#### [Data excerpts]
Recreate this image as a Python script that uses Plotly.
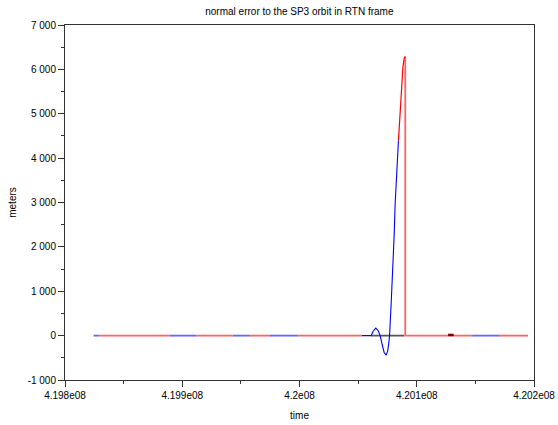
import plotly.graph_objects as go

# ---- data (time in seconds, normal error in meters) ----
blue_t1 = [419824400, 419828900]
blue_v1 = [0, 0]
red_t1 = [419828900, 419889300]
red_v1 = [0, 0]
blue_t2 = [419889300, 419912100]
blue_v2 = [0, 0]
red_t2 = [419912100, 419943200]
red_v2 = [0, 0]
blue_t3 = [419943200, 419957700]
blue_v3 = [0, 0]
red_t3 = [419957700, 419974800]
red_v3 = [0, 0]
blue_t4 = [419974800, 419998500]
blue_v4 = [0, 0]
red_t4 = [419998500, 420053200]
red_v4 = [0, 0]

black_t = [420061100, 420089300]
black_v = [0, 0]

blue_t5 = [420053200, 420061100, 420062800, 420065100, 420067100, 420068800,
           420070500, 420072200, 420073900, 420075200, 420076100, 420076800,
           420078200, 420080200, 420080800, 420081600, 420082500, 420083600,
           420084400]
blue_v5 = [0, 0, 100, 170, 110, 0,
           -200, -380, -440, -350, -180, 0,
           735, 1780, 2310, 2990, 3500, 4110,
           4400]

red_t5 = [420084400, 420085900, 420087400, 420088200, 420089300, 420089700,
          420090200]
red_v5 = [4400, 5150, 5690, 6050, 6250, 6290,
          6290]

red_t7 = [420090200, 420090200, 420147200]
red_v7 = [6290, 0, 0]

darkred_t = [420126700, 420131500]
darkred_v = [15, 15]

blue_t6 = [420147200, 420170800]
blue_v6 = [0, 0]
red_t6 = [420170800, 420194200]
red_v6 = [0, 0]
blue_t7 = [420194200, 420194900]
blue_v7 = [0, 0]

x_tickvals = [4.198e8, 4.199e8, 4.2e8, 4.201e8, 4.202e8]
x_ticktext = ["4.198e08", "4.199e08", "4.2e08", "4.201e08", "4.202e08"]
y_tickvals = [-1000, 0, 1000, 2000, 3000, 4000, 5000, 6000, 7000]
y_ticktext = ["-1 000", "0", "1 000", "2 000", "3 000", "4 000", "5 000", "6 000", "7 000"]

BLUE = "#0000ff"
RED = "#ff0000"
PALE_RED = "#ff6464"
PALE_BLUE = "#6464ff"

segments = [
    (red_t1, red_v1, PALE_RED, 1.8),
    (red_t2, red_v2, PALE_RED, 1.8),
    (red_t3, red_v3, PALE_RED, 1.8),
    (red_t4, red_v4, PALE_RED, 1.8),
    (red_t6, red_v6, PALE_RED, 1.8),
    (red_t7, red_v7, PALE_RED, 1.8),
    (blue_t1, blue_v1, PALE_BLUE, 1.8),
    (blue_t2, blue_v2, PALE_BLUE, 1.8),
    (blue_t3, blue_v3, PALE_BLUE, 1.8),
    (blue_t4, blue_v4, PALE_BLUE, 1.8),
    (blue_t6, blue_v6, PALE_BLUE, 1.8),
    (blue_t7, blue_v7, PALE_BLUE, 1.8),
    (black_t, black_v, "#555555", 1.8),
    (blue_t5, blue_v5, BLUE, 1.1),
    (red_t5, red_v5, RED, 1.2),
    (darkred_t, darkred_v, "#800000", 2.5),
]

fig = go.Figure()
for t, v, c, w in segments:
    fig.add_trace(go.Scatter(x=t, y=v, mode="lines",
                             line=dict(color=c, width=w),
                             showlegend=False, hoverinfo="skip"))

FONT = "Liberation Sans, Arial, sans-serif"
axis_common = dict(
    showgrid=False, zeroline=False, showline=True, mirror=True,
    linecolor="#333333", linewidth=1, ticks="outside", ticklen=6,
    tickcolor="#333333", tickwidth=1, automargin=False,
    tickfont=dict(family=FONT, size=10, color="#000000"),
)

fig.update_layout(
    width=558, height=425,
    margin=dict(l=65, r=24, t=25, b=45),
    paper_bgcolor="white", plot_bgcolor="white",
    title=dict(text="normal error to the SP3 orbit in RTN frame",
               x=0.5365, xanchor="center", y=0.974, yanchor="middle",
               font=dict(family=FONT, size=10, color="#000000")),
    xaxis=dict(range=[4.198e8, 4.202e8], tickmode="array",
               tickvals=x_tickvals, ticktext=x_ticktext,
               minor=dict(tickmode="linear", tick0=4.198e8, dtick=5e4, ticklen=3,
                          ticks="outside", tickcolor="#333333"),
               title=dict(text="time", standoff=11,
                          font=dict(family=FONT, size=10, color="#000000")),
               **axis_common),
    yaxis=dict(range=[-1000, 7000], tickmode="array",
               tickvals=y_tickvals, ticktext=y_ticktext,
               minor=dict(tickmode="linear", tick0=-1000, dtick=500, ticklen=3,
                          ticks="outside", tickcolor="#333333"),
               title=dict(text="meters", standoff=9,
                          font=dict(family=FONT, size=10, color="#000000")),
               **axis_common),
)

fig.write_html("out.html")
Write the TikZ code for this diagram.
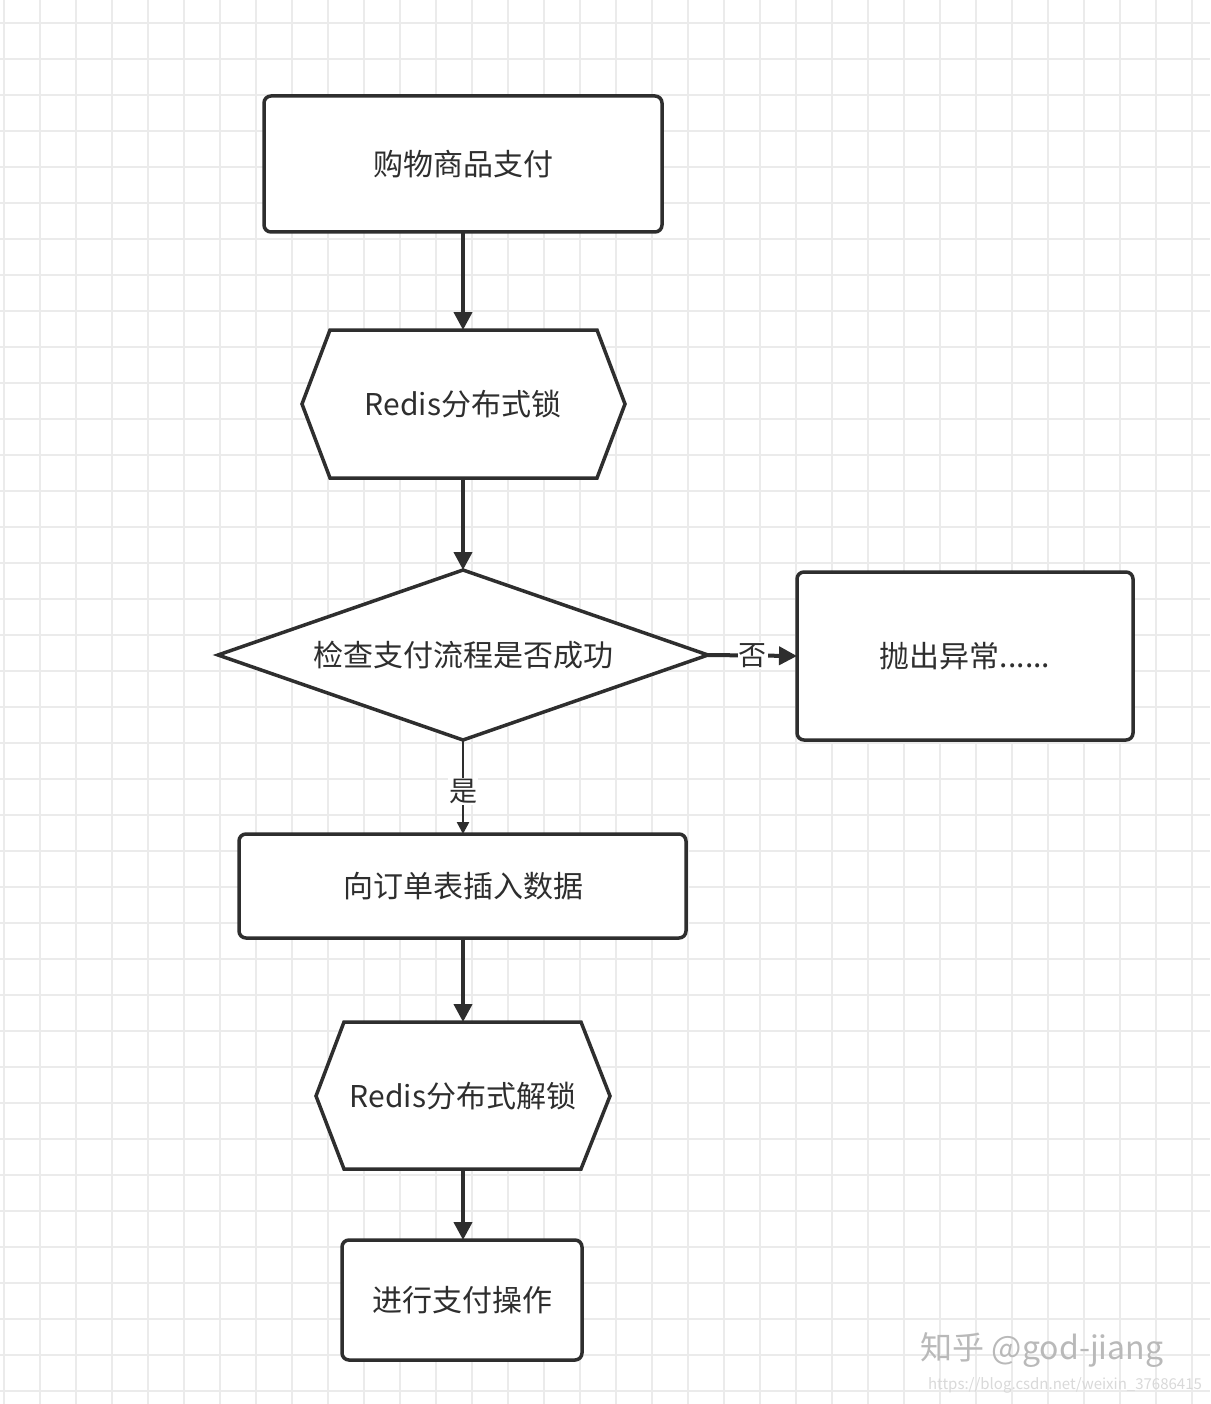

#### [Stated task]
Reproduce every entry word for word, but omit the pictures.

#### [Written solution]
Recreate this image as a Python script that uses Plotly.
import plotly.graph_objects as go

# ---- data (time in seconds, normal error in meters) ----
blue_t1 = [419824400, 419828900]
blue_v1 = [0, 0]
red_t1 = [419828900, 419889300]
red_v1 = [0, 0]
blue_t2 = [419889300, 419912100]
blue_v2 = [0, 0]
red_t2 = [419912100, 419943200]
red_v2 = [0, 0]
blue_t3 = [419943200, 419957700]
blue_v3 = [0, 0]
red_t3 = [419957700, 419974800]
red_v3 = [0, 0]
blue_t4 = [419974800, 419998500]
blue_v4 = [0, 0]
red_t4 = [419998500, 420053200]
red_v4 = [0, 0]

black_t = [420061100, 420089300]
black_v = [0, 0]

blue_t5 = [420053200, 420061100, 420062800, 420065100, 420067100, 420068800,
           420070500, 420072200, 420073900, 420075200, 420076100, 420076800,
           420078200, 420080200, 420080800, 420081600, 420082500, 420083600,
           420084400]
blue_v5 = [0, 0, 100, 170, 110, 0,
           -200, -380, -440, -350, -180, 0,
           735, 1780, 2310, 2990, 3500, 4110,
           4400]

red_t5 = [420084400, 420085900, 420087400, 420088200, 420089300, 420089700,
          420090200]
red_v5 = [4400, 5150, 5690, 6050, 6250, 6290,
          6290]

red_t7 = [420090200, 420090200, 420147200]
red_v7 = [6290, 0, 0]

darkred_t = [420126700, 420131500]
darkred_v = [15, 15]

blue_t6 = [420147200, 420170800]
blue_v6 = [0, 0]
red_t6 = [420170800, 420194200]
red_v6 = [0, 0]
blue_t7 = [420194200, 420194900]
blue_v7 = [0, 0]

x_tickvals = [4.198e8, 4.199e8, 4.2e8, 4.201e8, 4.202e8]
x_ticktext = ["4.198e08", "4.199e08", "4.2e08", "4.201e08", "4.202e08"]
y_tickvals = [-1000, 0, 1000, 2000, 3000, 4000, 5000, 6000, 7000]
y_ticktext = ["-1 000", "0", "1 000", "2 000", "3 000", "4 000", "5 000", "6 000", "7 000"]

BLUE = "#0000ff"
RED = "#ff0000"
PALE_RED = "#ff6464"
PALE_BLUE = "#6464ff"

segments = [
    (red_t1, red_v1, PALE_RED, 1.8),
    (red_t2, red_v2, PALE_RED, 1.8),
    (red_t3, red_v3, PALE_RED, 1.8),
    (red_t4, red_v4, PALE_RED, 1.8),
    (red_t6, red_v6, PALE_RED, 1.8),
    (red_t7, red_v7, PALE_RED, 1.8),
    (blue_t1, blue_v1, PALE_BLUE, 1.8),
    (blue_t2, blue_v2, PALE_BLUE, 1.8),
    (blue_t3, blue_v3, PALE_BLUE, 1.8),
    (blue_t4, blue_v4, PALE_BLUE, 1.8),
    (blue_t6, blue_v6, PALE_BLUE, 1.8),
    (blue_t7, blue_v7, PALE_BLUE, 1.8),
    (black_t, black_v, "#555555", 1.8),
    (blue_t5, blue_v5, BLUE, 1.1),
    (red_t5, red_v5, RED, 1.2),
    (darkred_t, darkred_v, "#800000", 2.5),
]

fig = go.Figure()
for t, v, c, w in segments:
    fig.add_trace(go.Scatter(x=t, y=v, mode="lines",
                             line=dict(color=c, width=w),
                             showlegend=False, hoverinfo="skip"))

FONT = "Liberation Sans, Arial, sans-serif"
axis_common = dict(
    showgrid=False, zeroline=False, showline=True, mirror=True,
    linecolor="#333333", linewidth=1, ticks="outside", ticklen=6,
    tickcolor="#333333", tickwidth=1, automargin=False,
    tickfont=dict(family=FONT, size=10, color="#000000"),
)

fig.update_layout(
    width=558, height=425,
    margin=dict(l=65, r=24, t=25, b=45),
    paper_bgcolor="white", plot_bgcolor="white",
    title=dict(text="normal error to the SP3 orbit in RTN frame",
               x=0.5365, xanchor="center", y=0.974, yanchor="middle",
               font=dict(family=FONT, size=10, color="#000000")),
    xaxis=dict(range=[4.198e8, 4.202e8], tickmode="array",
               tickvals=x_tickvals, ticktext=x_ticktext,
               minor=dict(tickmode="linear", tick0=4.198e8, dtick=5e4, ticklen=3,
                          ticks="outside", tickcolor="#333333"),
               title=dict(text="time", standoff=11,
                          font=dict(family=FONT, size=10, color="#000000")),
               **axis_common),
    yaxis=dict(range=[-1000, 7000], tickmode="array",
               tickvals=y_tickvals, ticktext=y_ticktext,
               minor=dict(tickmode="linear", tick0=-1000, dtick=500, ticklen=3,
                          ticks="outside", tickcolor="#333333"),
               title=dict(text="meters", standoff=9,
                          font=dict(family=FONT, size=10, color="#000000")),
               **axis_common),
)

fig.write_html("out.html")
Write the TikZ code for this diagram.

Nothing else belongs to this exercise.